A indignação dos brasileiros contra os desmandos na política e a possibilidade de que um ex-presidente condenado em segunda instância escape da prisão foram o gatilho para um descontentamento que só encontrou paralelo, na história recente, nas manifestações pelo impeachment de Dilma Rousseff. O ápice deve ocorrer entre o final da tarde e a noite de terça-feira 3, na Avenida Paulista. Neste dia, os grupos Vem Pra Rua e Movimento Brasil Livre (MBL) devem exortar às ruas milhares de vozes para que, em uníssono, repudiam qualquer tentativa – marota ou não – de rever a prisão após a condenação em segunda instância, cujo efeito automático e imediato seria livrar das grades o ex-presidente Lula e mais uma centena de políticos, empresários e criminosos condenados à cadeia. Para a véspera do julgamento do mérito do habeas corpus do petista, que pode gerar uma jurisprudência deletéria ao País, em especial ao combate aos crimes de colarinho branco, foram convocadas mobilizações em quase 50 cidades de 19 estados. A expectativa dos organizadores é atrair tanta gente quanto nas marchas pela deposição de Dilma, dada a aderência e a proporção que o tema ganhou nos últimos dias. “Salvar Lula é salvar os bandidos. Já tem gente apostando que isso vai virar jurisprudência, o que nos lançaria num abismo de impunidade”, diz Adelaide Oliveira, coordenadora nacional do Vem Pra Rua. Dos 77 condenados em segunda instância na Operação Lava Jato, nove estão encarcerados e outros onze podem ir para trás das grades em pouco tempo, incluindo Lula, se o STF não dar um cavalo de pau e mudar o entendimento sobre o início do cumprimento de pena – os demais aguardam julgamento de recursos. “Seria criada uma grande insegurança jurídica. Por isso vamos fazer pressão [nas ruas]”, diz Adelaide.

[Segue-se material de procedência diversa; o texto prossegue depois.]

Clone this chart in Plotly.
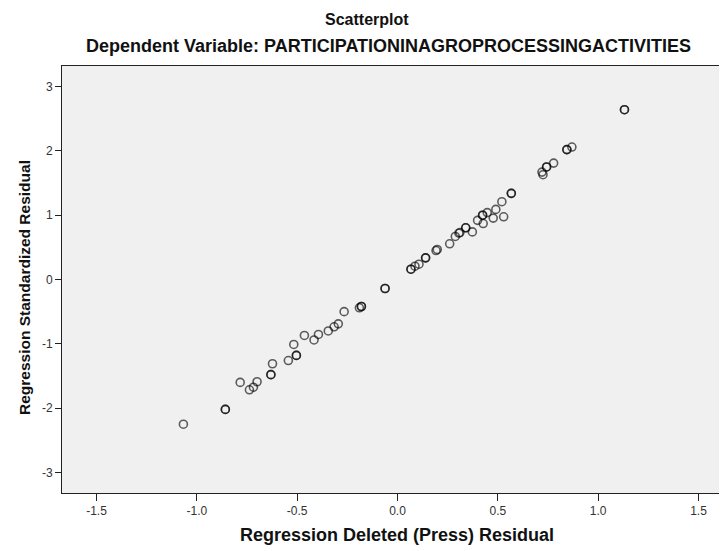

INDIGNAÇÃO Protestos contra PT e ministros do Supremo mostram o quanto população está atenta a qualquer decisão que resulte no desmonte da Operação Lava Jato e no sinal verde para os crimes de colarinho branco

Ao contrário da campanha do impeachment, dessa vez, no entanto, entidades empresariais ficarão de fora. Mesmo assim, representantes do PIB nacional acompanham com apreensão a efervescência do momento. Em São Paulo, algumas incorporadoras, construtoras e uma rede de academias pretendem liberar os funcionários mais cedo no dia 3 para que ajudem a engrossar o coro das manifestações. “Esperamos que o Supremo tome a decisão correta”, diz Flavio Amary, presidente do sindicato da habitação paulista, o Secovi-SP.

“Deixamos nossos afazeres para cobrar que a Justiça valha para todos, sem distinção” Ray Alves, integrante do grupo Rua Brasil

O clima de indignação que recrudesceu no País com a liminar concedida a Lula às vésperas de sua condenação à prisão pelo TRF-4 não constitui exatamente uma novidade, face à polarização política manifesta desde a campanha à reeleição de Dilma, quando Lula elevou o “nós contra eles” às raias da irresponsabilidade. O que arrasta novamente multidões às avenidas das principais capitais do Brasil é a petulância de toga em ensaiar uma mudança de regra com o “jogo em andamento”, com evidente propósito de beneficiar um condenado em especial, e a postura desse mesmo condenado em afrontar cotidianamente a Justiça, como se acima da lei estivesse ou como se houvesse uma lei criada sob medida para ele. “Nós lutamos para que o Supremo garantisse o cumprimento de prisão após condenação em segunda instância. Agora, o que estamos vendo é a tentativa de reverter esse entendimento simplesmente para livrar Lula da prisão. Lula é um condenado da Justiça e precisa cumprir pena”, criticou Ray Alves, integrante do grupo Rua Brasil. Segundo ela, militantes do movimento continuarão acampados na porta do do STF para pressionar os ministros. “Deixamos nossos afazeres para cobrar que a Justiça valha para todos, sem distinção”, completou. É o recado eloqüente das ruas.